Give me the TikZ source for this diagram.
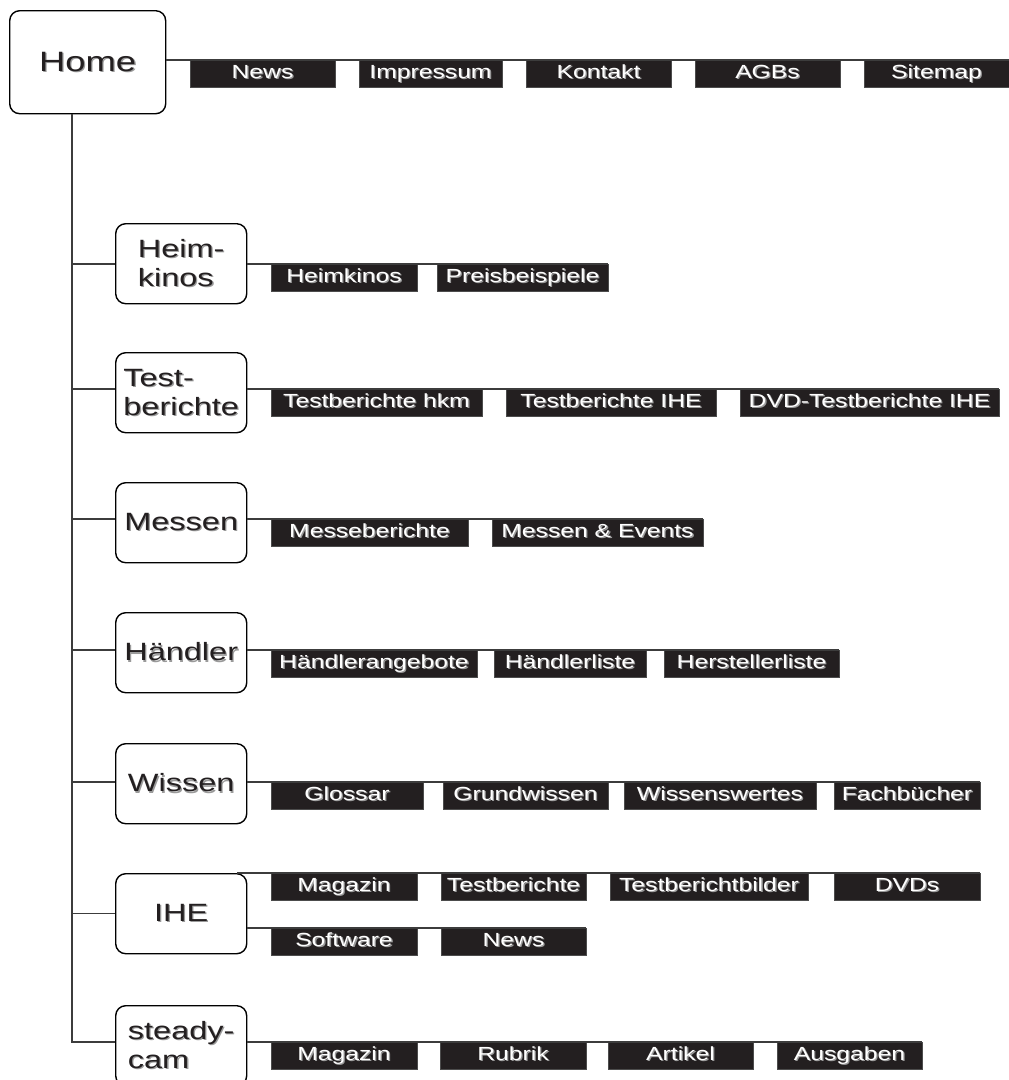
\documentclass[tikz,border=0pt]{standalone}
\usepackage{fontspec}
\setmainfont{Liberation Sans}[FakeStretch=1.3]
\usepackage{tikz}
\usetikzlibrary{positioning}
\definecolor{bardark}{HTML}{231F20}
\definecolor{inkdark}{HTML}{231F20}
\definecolor{shadegray}{HTML}{9A9A9A}
\definecolor{linegray}{HTML}{3C3C3C}
\newdimen\hdim
\newdimen\wdim
\newdimen\odim
\hdim=27.5pt
\wdim=145pt
\odim=24pt
\newcommand{\shd}[1]{\makebox[0pt][l]{\kern1.3pt\raisebox{-1.3pt}{\color{shadegray}#1}}#1}
\tikzstyle{menu}=[
  anchor=north west,
  draw=black,
  font={\fontsize{25}{29}\selectfont},
  inner sep=0pt,
  line width=1.4pt,
  minimum height=80pt,
  minimum width=131pt,
  rectangle,
  rounded corners=10pt,
  align=left,
  text=inkdark,
]
\tikzstyle{entry}=[
  draw=black!70,
  fill=bardark,
  font={\fontsize{19}{21}\selectfont},
  inner sep=0pt,
  line width=0.5pt,
  minimum height=\hdim,
  minimum width=\wdim,
  outer sep=0pt,
  rectangle,
  text depth=6pt,
  text height=14.5pt,
  text=white,
]
\tikzstyle{link}=[
  draw=linegray,
  line width=1.3pt,
]
\tikzset{
  node distance=\odim,
}

\begin{document}
\begin{tikzpicture}[x=1pt,y=-1pt]
  \useasboundingbox (0,0) rectangle (1009,1080);
  % main sections
  \node (home) [menu, minimum width=156pt, minimum height=103pt, font={\fontsize{28}{30}\selectfont}] at (9,10) {\shd{Home}};
  \node (heim) [menu] at (115,223) {\shd{Heim-}\\\shd{kinos}};
  \node (test) [menu] at (115,352) {\shd{Test-}\\\shd{berichte}};
  \node (messen) [menu] at (115,482) {\shd{Messen}};
  \node (haendler) [menu] at (115,612) {\shd{Händler}};
  \node (wissen) [menu] at (115,743) {\shd{Wissen}};
  \node (ihe) [menu] at (115,873) {\shd{IHE}};
  \node (steady) [menu] at (115,1005) {\shd{steady-}\\\shd{cam}};
  % pages
  \node (news) [entry, anchor=north west] at (190,60) {\shd{News}};
  \node (impressum) [entry, right=of news, minimum width=143pt] {\shd{Impressum}};
  \node (kontakt) [entry, right=of impressum] {\shd{Kontakt}};
  \node (agbs) [entry, right=of kontakt] {\shd{AGBs}};
  \node (sitemap) [entry, right=of agbs] {\shd{Sitemap}};
  \node (heimkinos) [entry, anchor=north west, minimum width=146pt] at (271,264) {\shd{Heimkinos}};
  \node (preise) [entry, right=20pt of heimkinos, minimum width=171pt] {\shd{Preisbeispiele}};
  \node (tbhkm) [entry, anchor=north west, minimum width=211pt] at (271,389) {\shd{Testberichte hkm}};
  \node (tbihe) [entry, right=of tbhkm, minimum width=210pt] {\shd{Testberichte IHE}};
  \node (tbdvd) [entry, right=of tbihe, minimum width=259pt] {\shd{DVD-Testberichte IHE}};
  \node (messeber) [entry, anchor=north west, minimum width=197pt] at (271,519) {\shd{Messeberichte}};
  \node (events) [entry, right=of messeber, minimum width=211pt] {\shd{Messen \& Events}};
  \node (hangebote) [entry, anchor=north west, minimum width=206pt] at (271,650) {\shd{Händlerangebote}};
  \node (hliste) [entry, right=17pt of hangebote, minimum width=152pt] {\shd{Händlerliste}};
  \node (hersteller) [entry, right=18pt of hliste, minimum width=175pt] {\shd{Herstellerliste}};
  \node (glossar) [entry, anchor=north west, minimum width=152pt] at (271,782) {\shd{Glossar}};
  \node (grundwissen) [entry, right=20pt of glossar, minimum width=165pt] {\shd{Grundwissen}};
  \node (wissenswertes) [entry, right=16pt of grundwissen, minimum width=192pt] {\shd{Wissenswertes}};
  \node (fachbuecher) [entry, right=18pt of wissenswertes, minimum width=146pt] {\shd{Fachbücher}};
  \node (ihemag) [entry, anchor=north west, minimum width=146pt] at (271,873) {\shd{Magazin}};
  \node (ihetest) [entry, right=of ihemag] {\shd{Testberichte}};
  \node (ihebilder) [entry, right=of ihetest, minimum width=198pt] {\shd{Testberichtbilder}};
  \node (ihedvds) [entry, right=26pt of ihebilder, minimum width=146pt] {\shd{DVDs}};
  \node (ihesoft) [entry, anchor=north west, minimum width=146pt] at (271,928) {\shd{Software}};
  \node (ihenews) [entry, right=of ihesoft] {\shd{News}};
  \node (steadymag) [entry, anchor=north west, minimum width=146pt] at (271,1042) {\shd{Magazin}};
  \node (rubrik) [entry, right=23pt of steadymag, minimum width=146pt] {\shd{Rubrik}};
  \node (artikel) [entry, right=22pt of rubrik] {\shd{Artikel}};
  \node (ausgaben) [entry, right=of artikel] {\shd{Ausgaben}};
  % tree
  \coordinate (trunk) at ([xshift=63pt]home.south west);
  \draw [link] (trunk) |- (steady.west |- steadymag.north);
  \draw [link] (trunk |- heimkinos.north) -- (heim.west |- heimkinos.north);
  \draw [link] (trunk |- tbhkm.north) -- (test.west |- tbhkm.north);
  \draw [link] (trunk |- messeber.north) -- (messen.west |- messeber.north);
  \draw [link] (trunk |- hangebote.north) -- (haendler.west |- hangebote.north);
  \draw [link] (trunk |- glossar.north) -- (wissen.west |- glossar.north);
  \draw [link] (trunk |- ihe.west) -- (ihe.west);
  % page rows
  \draw [link] (home.east |- news.north) -- (sitemap.north east);
  \draw [link] (heim.east |- heimkinos.north) -- (preise.north east);
  \draw [link] (test.east |- tbhkm.north) -- (tbdvd.north east);
  \draw [link] (messen.east |- messeber.north) -- (events.north east);
  \draw [link] (haendler.east |- hangebote.north) -- (hersteller.north east);
  \draw [link] (wissen.east |- glossar.north) -- (fachbuecher.north east);
  \draw [link] ([xshift=-10pt]ihe.north east) -- (ihedvds.north east);
  \draw [link] (ihe.east |- ihesoft.north) -- (ihenews.north east);
  \draw [link] (steady.east |- steadymag.north) -- (ausgaben.north east);
\end{tikzpicture}
\end{document}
──────
■ **Problem to solve**: Repeat verbatim all the material, but not the pictures.

■ **Output for this exercise**:
Give me the TikZ source for this diagram.
\documentclass[tikz,border=0pt]{standalone}
\usepackage{fontspec}
\setmainfont{Liberation Sans}[FakeStretch=1.3]
\usepackage{tikz}
\usetikzlibrary{positioning}
\definecolor{bardark}{HTML}{231F20}
\definecolor{inkdark}{HTML}{231F20}
\definecolor{shadegray}{HTML}{9A9A9A}
\definecolor{linegray}{HTML}{3C3C3C}
\newdimen\hdim
\newdimen\wdim
\newdimen\odim
\hdim=27.5pt
\wdim=145pt
\odim=24pt
\newcommand{\shd}[1]{\makebox[0pt][l]{\kern1.3pt\raisebox{-1.3pt}{\color{shadegray}#1}}#1}
\tikzstyle{menu}=[
  anchor=north west,
  draw=black,
  font={\fontsize{25}{29}\selectfont},
  inner sep=0pt,
  line width=1.4pt,
  minimum height=80pt,
  minimum width=131pt,
  rectangle,
  rounded corners=10pt,
  align=left,
  text=inkdark,
]
\tikzstyle{entry}=[
  draw=black!70,
  fill=bardark,
  font={\fontsize{19}{21}\selectfont},
  inner sep=0pt,
  line width=0.5pt,
  minimum height=\hdim,
  minimum width=\wdim,
  outer sep=0pt,
  rectangle,
  text depth=6pt,
  text height=14.5pt,
  text=white,
]
\tikzstyle{link}=[
  draw=linegray,
  line width=1.3pt,
]
\tikzset{
  node distance=\odim,
}

\begin{document}
\begin{tikzpicture}[x=1pt,y=-1pt]
  \useasboundingbox (0,0) rectangle (1009,1080);
  % main sections
  \node (home) [menu, minimum width=156pt, minimum height=103pt, font={\fontsize{28}{30}\selectfont}] at (9,10) {\shd{Home}};
  \node (heim) [menu] at (115,223) {\shd{Heim-}\\\shd{kinos}};
  \node (test) [menu] at (115,352) {\shd{Test-}\\\shd{berichte}};
  \node (messen) [menu] at (115,482) {\shd{Messen}};
  \node (haendler) [menu] at (115,612) {\shd{Händler}};
  \node (wissen) [menu] at (115,743) {\shd{Wissen}};
  \node (ihe) [menu] at (115,873) {\shd{IHE}};
  \node (steady) [menu] at (115,1005) {\shd{steady-}\\\shd{cam}};
  % pages
  \node (news) [entry, anchor=north west] at (190,60) {\shd{News}};
  \node (impressum) [entry, right=of news, minimum width=143pt] {\shd{Impressum}};
  \node (kontakt) [entry, right=of impressum] {\shd{Kontakt}};
  \node (agbs) [entry, right=of kontakt] {\shd{AGBs}};
  \node (sitemap) [entry, right=of agbs] {\shd{Sitemap}};
  \node (heimkinos) [entry, anchor=north west, minimum width=146pt] at (271,264) {\shd{Heimkinos}};
  \node (preise) [entry, right=20pt of heimkinos, minimum width=171pt] {\shd{Preisbeispiele}};
  \node (tbhkm) [entry, anchor=north west, minimum width=211pt] at (271,389) {\shd{Testberichte hkm}};
  \node (tbihe) [entry, right=of tbhkm, minimum width=210pt] {\shd{Testberichte IHE}};
  \node (tbdvd) [entry, right=of tbihe, minimum width=259pt] {\shd{DVD-Testberichte IHE}};
  \node (messeber) [entry, anchor=north west, minimum width=197pt] at (271,519) {\shd{Messeberichte}};
  \node (events) [entry, right=of messeber, minimum width=211pt] {\shd{Messen \& Events}};
  \node (hangebote) [entry, anchor=north west, minimum width=206pt] at (271,650) {\shd{Händlerangebote}};
  \node (hliste) [entry, right=17pt of hangebote, minimum width=152pt] {\shd{Händlerliste}};
  \node (hersteller) [entry, right=18pt of hliste, minimum width=175pt] {\shd{Herstellerliste}};
  \node (glossar) [entry, anchor=north west, minimum width=152pt] at (271,782) {\shd{Glossar}};
  \node (grundwissen) [entry, right=20pt of glossar, minimum width=165pt] {\shd{Grundwissen}};
  \node (wissenswertes) [entry, right=16pt of grundwissen, minimum width=192pt] {\shd{Wissenswertes}};
  \node (fachbuecher) [entry, right=18pt of wissenswertes, minimum width=146pt] {\shd{Fachbücher}};
  \node (ihemag) [entry, anchor=north west, minimum width=146pt] at (271,873) {\shd{Magazin}};
  \node (ihetest) [entry, right=of ihemag] {\shd{Testberichte}};
  \node (ihebilder) [entry, right=of ihetest, minimum width=198pt] {\shd{Testberichtbilder}};
  \node (ihedvds) [entry, right=26pt of ihebilder, minimum width=146pt] {\shd{DVDs}};
  \node (ihesoft) [entry, anchor=north west, minimum width=146pt] at (271,928) {\shd{Software}};
  \node (ihenews) [entry, right=of ihesoft] {\shd{News}};
  \node (steadymag) [entry, anchor=north west, minimum width=146pt] at (271,1042) {\shd{Magazin}};
  \node (rubrik) [entry, right=23pt of steadymag, minimum width=146pt] {\shd{Rubrik}};
  \node (artikel) [entry, right=22pt of rubrik] {\shd{Artikel}};
  \node (ausgaben) [entry, right=of artikel] {\shd{Ausgaben}};
  % tree
  \coordinate (trunk) at ([xshift=63pt]home.south west);
  \draw [link] (trunk) |- (steady.west |- steadymag.north);
  \draw [link] (trunk |- heimkinos.north) -- (heim.west |- heimkinos.north);
  \draw [link] (trunk |- tbhkm.north) -- (test.west |- tbhkm.north);
  \draw [link] (trunk |- messeber.north) -- (messen.west |- messeber.north);
  \draw [link] (trunk |- hangebote.north) -- (haendler.west |- hangebote.north);
  \draw [link] (trunk |- glossar.north) -- (wissen.west |- glossar.north);
  \draw [link] (trunk |- ihe.west) -- (ihe.west);
  % page rows
  \draw [link] (home.east |- news.north) -- (sitemap.north east);
  \draw [link] (heim.east |- heimkinos.north) -- (preise.north east);
  \draw [link] (test.east |- tbhkm.north) -- (tbdvd.north east);
  \draw [link] (messen.east |- messeber.north) -- (events.north east);
  \draw [link] (haendler.east |- hangebote.north) -- (hersteller.north east);
  \draw [link] (wissen.east |- glossar.north) -- (fachbuecher.north east);
  \draw [link] ([xshift=-10pt]ihe.north east) -- (ihedvds.north east);
  \draw [link] (ihe.east |- ihesoft.north) -- (ihenews.north east);
  \draw [link] (steady.east |- steadymag.north) -- (ausgaben.north east);
\end{tikzpicture}
\end{document}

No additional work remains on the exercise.